= Challenge =
Search the data for the string "this" and gather each line it is in.

▬▬▬▬▬▬

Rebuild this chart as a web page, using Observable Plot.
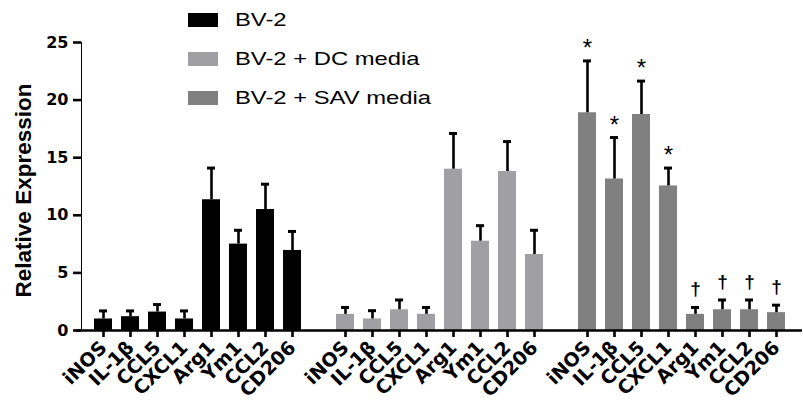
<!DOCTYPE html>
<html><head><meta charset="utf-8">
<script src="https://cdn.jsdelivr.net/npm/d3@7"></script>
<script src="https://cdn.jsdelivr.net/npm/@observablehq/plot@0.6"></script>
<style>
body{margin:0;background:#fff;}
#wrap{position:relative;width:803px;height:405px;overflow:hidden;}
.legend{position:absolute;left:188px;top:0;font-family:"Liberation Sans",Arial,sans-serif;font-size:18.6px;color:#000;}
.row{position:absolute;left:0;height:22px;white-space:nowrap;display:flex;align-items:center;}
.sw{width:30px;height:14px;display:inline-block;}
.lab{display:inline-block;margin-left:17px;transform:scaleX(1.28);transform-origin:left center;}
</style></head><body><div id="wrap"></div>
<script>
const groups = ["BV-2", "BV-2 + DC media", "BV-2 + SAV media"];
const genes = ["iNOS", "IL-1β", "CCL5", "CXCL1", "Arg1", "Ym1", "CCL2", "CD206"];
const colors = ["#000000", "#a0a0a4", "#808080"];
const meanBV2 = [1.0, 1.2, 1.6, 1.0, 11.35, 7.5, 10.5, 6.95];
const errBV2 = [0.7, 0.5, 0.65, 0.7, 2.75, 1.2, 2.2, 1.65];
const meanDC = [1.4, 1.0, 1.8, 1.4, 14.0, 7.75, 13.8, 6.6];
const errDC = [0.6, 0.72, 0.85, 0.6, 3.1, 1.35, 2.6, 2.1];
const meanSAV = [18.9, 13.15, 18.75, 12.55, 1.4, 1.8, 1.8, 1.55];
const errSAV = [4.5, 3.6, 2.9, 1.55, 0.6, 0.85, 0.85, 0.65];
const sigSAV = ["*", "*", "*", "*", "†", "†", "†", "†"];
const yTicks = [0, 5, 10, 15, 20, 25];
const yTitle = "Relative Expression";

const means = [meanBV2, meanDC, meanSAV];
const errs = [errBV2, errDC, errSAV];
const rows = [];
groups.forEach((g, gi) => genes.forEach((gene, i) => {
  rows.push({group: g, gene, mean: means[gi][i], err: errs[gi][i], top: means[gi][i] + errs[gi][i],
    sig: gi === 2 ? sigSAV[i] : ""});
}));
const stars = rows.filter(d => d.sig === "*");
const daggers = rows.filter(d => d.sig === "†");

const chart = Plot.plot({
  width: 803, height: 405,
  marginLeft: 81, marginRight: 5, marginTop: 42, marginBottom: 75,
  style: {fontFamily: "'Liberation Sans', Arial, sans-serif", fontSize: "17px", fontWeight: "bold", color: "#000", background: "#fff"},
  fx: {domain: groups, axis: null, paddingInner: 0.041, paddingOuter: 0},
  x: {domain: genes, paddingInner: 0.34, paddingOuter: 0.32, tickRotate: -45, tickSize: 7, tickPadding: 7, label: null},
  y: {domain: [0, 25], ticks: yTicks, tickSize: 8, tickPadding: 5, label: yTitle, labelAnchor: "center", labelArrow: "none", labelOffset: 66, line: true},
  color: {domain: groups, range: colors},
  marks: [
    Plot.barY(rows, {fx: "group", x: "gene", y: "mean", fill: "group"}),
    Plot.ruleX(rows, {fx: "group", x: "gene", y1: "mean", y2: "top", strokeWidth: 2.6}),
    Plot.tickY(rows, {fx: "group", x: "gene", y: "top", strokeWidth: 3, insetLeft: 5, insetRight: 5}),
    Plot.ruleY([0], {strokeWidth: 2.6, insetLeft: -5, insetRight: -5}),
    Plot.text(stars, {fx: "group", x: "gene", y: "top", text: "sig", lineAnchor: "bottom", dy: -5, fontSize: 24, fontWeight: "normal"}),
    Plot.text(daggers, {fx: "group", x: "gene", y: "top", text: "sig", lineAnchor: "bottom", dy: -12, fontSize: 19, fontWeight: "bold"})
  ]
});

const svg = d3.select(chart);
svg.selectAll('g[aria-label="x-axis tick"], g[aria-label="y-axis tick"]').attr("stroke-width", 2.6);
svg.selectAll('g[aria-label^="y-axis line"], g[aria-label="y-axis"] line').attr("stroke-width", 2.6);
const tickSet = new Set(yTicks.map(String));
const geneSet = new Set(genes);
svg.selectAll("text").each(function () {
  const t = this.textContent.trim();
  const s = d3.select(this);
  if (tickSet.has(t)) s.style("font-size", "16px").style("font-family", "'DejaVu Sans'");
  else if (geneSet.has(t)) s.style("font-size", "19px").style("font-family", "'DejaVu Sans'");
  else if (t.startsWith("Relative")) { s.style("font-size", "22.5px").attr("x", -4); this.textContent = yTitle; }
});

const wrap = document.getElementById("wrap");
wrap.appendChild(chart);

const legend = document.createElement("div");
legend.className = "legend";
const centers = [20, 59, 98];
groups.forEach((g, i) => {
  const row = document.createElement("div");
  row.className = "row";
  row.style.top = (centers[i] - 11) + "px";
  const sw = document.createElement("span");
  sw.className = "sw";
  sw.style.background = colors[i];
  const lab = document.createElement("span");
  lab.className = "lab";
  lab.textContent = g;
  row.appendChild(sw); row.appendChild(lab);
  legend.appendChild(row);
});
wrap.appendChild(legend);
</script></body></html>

▬▬▬▬▬▬

= Task result =
Rebuild this chart as a web page, using Observable Plot.
  const t = this.textContent.trim();
  const s = d3.select(this);
  else if (t.startsWith("Relative")) { s.style("font-size", "22.5px").attr("x", -4); this.textContent = yTitle; }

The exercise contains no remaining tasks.